When I was a kid, I lived & breathed Star Wars. I had the original trilogy (on VHS, of course), which I watched & rewatched with my sisters until the tape was worn through. I had posters, action figures, video games, collector cards, a life-size cardboard stormtrooper, & a build-it-yourself model of the Millennium Falcon (which turned out very well, if I do say so myself). But there was never quite enough Star Wars to satisfy me. What I wanted more than anything was more stories about the characters & the galaxy I’d fallen in love with.
Lucky for me, there were Star Wars books.
Once upon a time, all Star Wars mythology (a.k.a. the Expanded Universe or EU) was stored in a database called the Holocron, so named for the “ancient repositories of knowledge and wisdom” used by the Jedi. Lucas Licensing was responsible for ensuring that all books, TV shows, comics, etc. fit within that canon. And it was no easy task; there are over 300 books in the EU, & that doesn’t even take into consideration comics or reference books.
When Disney purchased Lucasfilm for $4 billion in 2012, the entire EU got flushed down the toilet. With the notable exception of villain General Thrawn from Timothy Zahn’s Heir to the Empire trilogy, all EU material was proclaimed non-canon and re-branded as Star Wars Legends.
From the general response I saw online, not a lot of people were upset about it. “The books are terrible!” they said. “They SHOULD be forgotten!” This was news to me. Super-fan that I was, I didn’t read anywhere near all 300+ titles in the EU, but I did read an awful lot of them, & I immensely enjoyed every single one.
Were they that awful? I had to know.
I went back & skimmed through a few of them with adult eyes, & okay, maybe they had a slight point. They are kinda cheesy. The cover art is the stuff of dime store paperbacks. A lot of the dialogue is bad–like, really bad. And a few of the plot lines are a bit problematic, such as in The Courtship of Princess Leia where Han kidnaps Leia to prevent her from marrying someone else.
Yet when I look back on the books of my childhood obsession, I feel a bit like Luke Skywalker in Return of the Jedi : There IS good in them! I feel it! Not every story line had a happy ending. Far from it. But compared to the revelations of The Force Awakens (where everything basically went to hell for my beloved heroes immediately following that party in the Ewok village), the EU stories almost seem like fairy tales.
For starters, Han & Leia get married. And they STAY TOGETHER, despite all the hardships. When was the last time a couple in any long-running show, movie, or book series that you love actually stayed together? If you can name one, I’m happy for you, because it basically doesn’t happen. A story needs continual conflict to keep going, & one super easy way to create that conflict is to make sure your characters’ relationships are always temporary. It’s a real testament to the EU that they didn’t have to break up Han & Leia just for the sake of another story line.

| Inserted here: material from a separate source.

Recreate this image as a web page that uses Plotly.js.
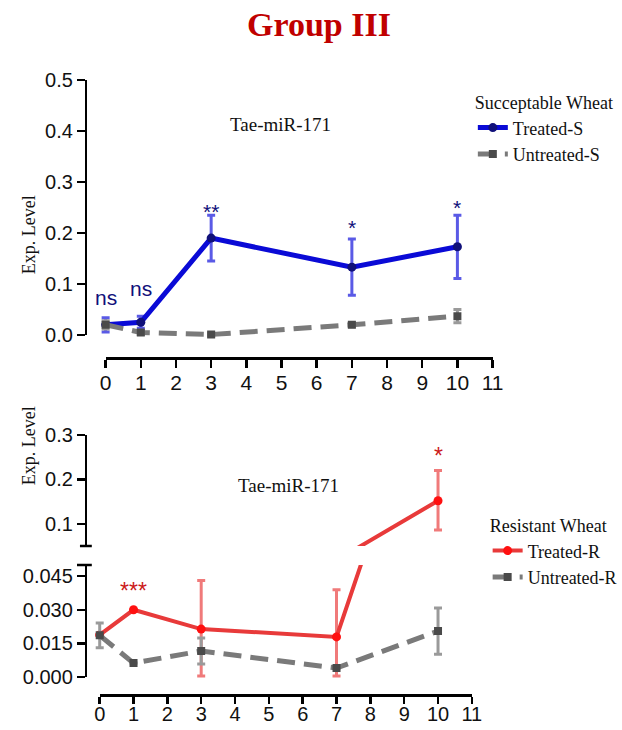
<!DOCTYPE html>
<html>
<head>
<meta charset="utf-8">
<script src="https://cdn.plot.ly/plotly-3.0.1.min.js"></script>
<style>html,body{margin:0;padding:0;background:#fff;}#chart{width:622px;height:730px;}</style>
</head>
<body>
<div id="chart"></div>
<script>
// ---------- data ----------
const days = [0, 1, 3, 7, 10];
const xTicks = [0, 1, 2, 3, 4, 5, 6, 7, 8, 9, 10, 11];

const treatedS = [0.020, 0.025, 0.190, 0.133, 0.173];
const treatedSErr = [0.014, 0.012, 0.045, 0.055, 0.062];
const untreatedS = [0.020, 0.005, 0.001, 0.020, 0.037];
const untreatedSErr = [0.008, 0.004, 0.003, 0.004, 0.013];

const treatedR = [0.0188, 0.0300, 0.0214, 0.0179, 0.152];
const treatedRErrPlus = [0, 0, 0.0217, 0.021, 0.068];
const treatedRErrMinus = [0, 0, 0.021, 0.0175, 0.066];
const untreatedR = [0.0186, 0.0062, 0.0116, 0.0040, 0.0205];
const untreatedRErr = [0.0055, 0, 0.0058, 0, 0.0103];

const sigS = ['ns', 'ns', '**', '*', '*'];
const sigSY = [0.0745, 0.092, 0.242, 0.211, 0.25];
const sigRDays = [1, 10];
const sigR = ['***', '*'];
const sigRY = [0.0382, 0.2516];

const topYTicks = [0, 0.1, 0.2, 0.3, 0.4, 0.5];
const lowYTicks = [0, 0.015, 0.030, 0.045];
const upYTicks = [0.1, 0.2, 0.3];

// ---------- helpers (layout positions in pixels) ----------
const W = 622, H = 730;
const px = v => v / W;
const py = v => 1 - v / H;

const serif = 'Liberation Serif, Times New Roman, serif';
const sans = 'Liberation Sans, Arial, sans-serif';

const blue = '#0a0ad6', blueErr = '#5a5ae6', navy = '#10107a';
const grayLine = '#7a7a7a', grayMk = '#4a4a4a', grayErr = '#9a9a9a';
const red = '#e83a3a', redMk = '#ff1010', redErr = '#f07a7a', redTxt = '#cc1a1a';

const traces = [
  {type:'scatter', mode:'lines+markers', name:'Treated-S', x:days, y:treatedS,
   xaxis:'x', yaxis:'y', legend:'legend',
   line:{color:blue, width:5}, marker:{symbol:'circle', size:9, color:navy},
   error_y:{type:'data', array:treatedSErr, color:blueErr, thickness:3, width:4}},
  {type:'scatter', mode:'lines+markers', name:'Untreated-S', x:days, y:untreatedS,
   xaxis:'x', yaxis:'y', legend:'legend',
   line:{color:grayLine, width:5, dash:'18px,9px'}, marker:{symbol:'square', size:8, color:grayMk},
   error_y:{type:'data', array:untreatedSErr, color:grayErr, thickness:3, width:4}},
  {type:'scatter', mode:'lines+markers', name:'Treated-R', x:days, y:treatedR,
   xaxis:'x3', yaxis:'y3', legend:'legend2',
   line:{color:red, width:4}, marker:{symbol:'circle', size:9, color:redMk},
   error_y:{type:'data', array:treatedRErrPlus, arrayminus:treatedRErrMinus, color:redErr, thickness:3, width:4}},
  {type:'scatter', mode:'lines+markers', name:'Treated-R', x:days, y:treatedR,
   xaxis:'x3', yaxis:'y4', legend:'legend2', showlegend:false,
   line:{color:red, width:4}, marker:{symbol:'circle', size:9, color:redMk},
   error_y:{type:'data', array:treatedRErrPlus, arrayminus:treatedRErrMinus, color:redErr, thickness:3, width:4}},
  {type:'scatter', mode:'lines+markers', name:'Untreated-R', x:days, y:untreatedR,
   xaxis:'x3', yaxis:'y3', legend:'legend2',
   line:{color:grayLine, width:5, dash:'18px,9px'}, marker:{symbol:'square', size:8, color:grayMk},
   error_y:{type:'data', array:untreatedRErr, color:grayErr, thickness:3, width:4}},
  // carriers for the display axes
  {type:'scatter', x:[], y:[], xaxis:'x2', yaxis:'y2', showlegend:false, hoverinfo:'skip'},
  {type:'scatter', x:[], y:[], xaxis:'x4', yaxis:'y5', showlegend:false, hoverinfo:'skip'},
  {type:'scatter', x:[], y:[], xaxis:'x4', yaxis:'y6', showlegend:false, hoverinfo:'skip'}
];

const hidden = {visible:false, showgrid:false, zeroline:false, fixedrange:true};
const axStyle = {showline:true, linecolor:'#000', linewidth:2.5, ticks:'outside', ticklen:8,
  tickwidth:2.5, tickcolor:'#000', showgrid:false, zeroline:false, fixedrange:true, anchor:'free'};
const xTickFont = {family:sans, size:21, color:'#111'};
const yTickFont = {family:sans, size:20, color:'#111'};

// top: 0..11 over px 107..499 ; bottom: 0..11 over px 101..478
const topU = (499 - 107) / 11, botU = (478 - 101) / 11;

const layout = {
  width: W, height: H,
  margin: {l:0, r:0, t:0, b:0},
  paper_bgcolor:'#fff', plot_bgcolor:'rgba(0,0,0,0)',
  showlegend: true,
  title: {text:'<b>Group III</b>', font:{family:serif, size:34, color:'#c00000'},
          x: px(319), xanchor:'center', y: py(24), yanchor:'middle'},
  // data axes (hidden)
  xaxis: Object.assign({}, hidden, {domain:[px(107 - topU/2), px(499 + topU/2)], range:[-0.5, 11.5], anchor:'y'}),
  yaxis: Object.assign({}, hidden, {domain:[py(335 + 0.03*510), py(80 - 0.03*510)], range:[-0.03, 0.53], anchor:'x'}),
  xaxis3: Object.assign({}, hidden, {domain:[px(101 - botU/2), px(478 + botU/2)], range:[-0.5, 11.5], anchor:'y3'}),
  yaxis3: Object.assign({}, hidden, {domain:[py(677 + 0.003*2240), py(565)], range:[-0.003, 0.05], anchor:'x3'}),
  yaxis4: Object.assign({}, hidden, {domain:[py(546), py(435 - 0.01*444)], range:[0.05, 0.31], anchor:'x3'}),
  // display axes
  xaxis2: Object.assign({}, axStyle, {domain:[px(107), px(499)], range:[0, 11], position:py(358),
    tickvals:xTicks, tickfont:xTickFont, ticklabelstandoff:-3}),
  yaxis2: Object.assign({}, axStyle, {domain:[py(335), py(80)], range:[0, 0.5], position:px(87),
    tickvals:topYTicks, tickformat:'.1f', tickfont:yTickFont}),
  xaxis4: Object.assign({}, axStyle, {domain:[px(101), px(478)], range:[0, 11], position:py(695),
    tickvals:xTicks, ticklen:7, tickfont:{family:sans, size:20, color:'#111'}, ticklabelstandoff:-7}),
  yaxis5: Object.assign({}, axStyle, {domain:[py(677), py(565)], range:[0, 0.05], position:px(87),
    tickvals:lowYTicks, tickformat:'.3f', tickfont:yTickFont}),
  yaxis6: Object.assign({}, axStyle, {domain:[py(546), py(435)], range:[0.05, 0.3], position:px(87),
    tickvals:upYTicks, tickformat:'.1f', tickfont:yTickFont}),
  legend: {x:px(479), y:py(86), xanchor:'left', yanchor:'top', bgcolor:'rgba(0,0,0,0)',
    title:{text:'Succeptable Wheat', font:{family:serif, size:18, color:'#111'}},
    font:{family:serif, size:18, color:'#111'}, itemwidth:30, tracegroupgap:0},
  legend2: {x:px(494), y:py(509), xanchor:'left', yanchor:'top', bgcolor:'rgba(0,0,0,0)',
    title:{text:'Resistant Wheat', font:{family:serif, size:18, color:'#111'}},
    font:{family:serif, size:18, color:'#111'}, itemwidth:30, tracegroupgap:0},
  shapes: [
    {type:'line', xref:'paper', yref:'paper', x0:px(78), x1:px(93), y0:py(565), y1:py(565), line:{color:'#000', width:2.5}},
    {type:'line', xref:'paper', yref:'paper', x0:px(81), x1:px(93), y0:py(546), y1:py(546), line:{color:'#000', width:2.5}}
  ],
  annotations: []
};

days.forEach((d, i) => {
  layout.annotations.push({xref:'x', yref:'y', x:d, y:sigSY[i], text:sigS[i], showarrow:false,
    xanchor:'center', yanchor:'middle', font:{family:sans, size:21, color:navy}});
});
sigRDays.forEach((d, i) => {
  layout.annotations.push({xref:'x3', yref: d === 10 ? 'y4' : 'y3', x:d, y:sigRY[i], text:sigR[i], showarrow:false,
    xanchor:'center', yanchor:'middle', font:{family:sans, size:23, color:redTxt}});
});
layout.annotations.push(
  {xref:'paper', yref:'paper', x:px(284), y:py(112), text:'Tae-miR-171', showarrow:false,
   font:{family:serif, size:19, color:'#111'}},
  {xref:'paper', yref:'paper', x:px(292), y:py(485), text:'Tae-miR-171', showarrow:false,
   font:{family:serif, size:19, color:'#111'}},
  {xref:'paper', yref:'paper', x:px(17), y:py(193), text:'Exp. Level', textangle:-90, showarrow:false,
   font:{family:serif, size:18, color:'#111'}},
  {xref:'paper', yref:'paper', x:px(17), y:py(487), text:'Exp. Level', textangle:-90, showarrow:false,
   font:{family:serif, size:18, color:'#111'}}
);

Plotly.newPlot('chart', traces, layout, {displayModeBar:false, staticPlot:true});
</script>
</body>
</html>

Luke found happiness too, for a while at least. He started a Jedi academy & married Mara Jade (former right hand of the Emperor) after helping her turn from the Dark Side. Unfortunately that relationship had an abruptly tragic ending, but at least in the EU, Luke was out in the universe, living life with all its joys & heartbreaks, rather than rotting away in self-imposed exile. Which brings me to my main complaint about the new Disney-approved Star Wars canon:
I don’t know these characters.
This version of Luke that sinks into insanity rather than face his problems? This version of Han that abandons his family & friends to regress to exactly where he was 30 years prior? I have no idea who these characters are.
Thank goodness for Leia. If Disney had decided to take her out at the knees as well, then who would be left to run things?
Which is not to say that I don’t love Rey & Finn & Poe. I do. I just wish it felt less like we’re dropping our old, worn-out heroes off at the shelter so we can make room for our shiny, new, young heroes.
Kylo Ren spends half of The Last Jedi screaming about how everyone needs to “let the past die.” I get it, Disney–as if you killing off my childhood heroes left & right wasn’t clear enough (RIP Admiral Ackbar, it WAS a trap). It’s YOUR Star Wars now, & we either play by your rules or we don’t play at all.
Or maybe not. As it turns out, I’m staging my own Rebellion. My Star Wars lives on in the books of the EU, where I can visit the aliens of the Mos Eisley Cantina, go on the Kessel Run, attend Luke’s Jedi Academy, & watch as my childhood heroes (though absolutely not perfect) do not let their morals fade into obscurity. Instead they continue to fight, to seek to do the right thing, & to stand by each other.
And that, Disney, is what gives me hope.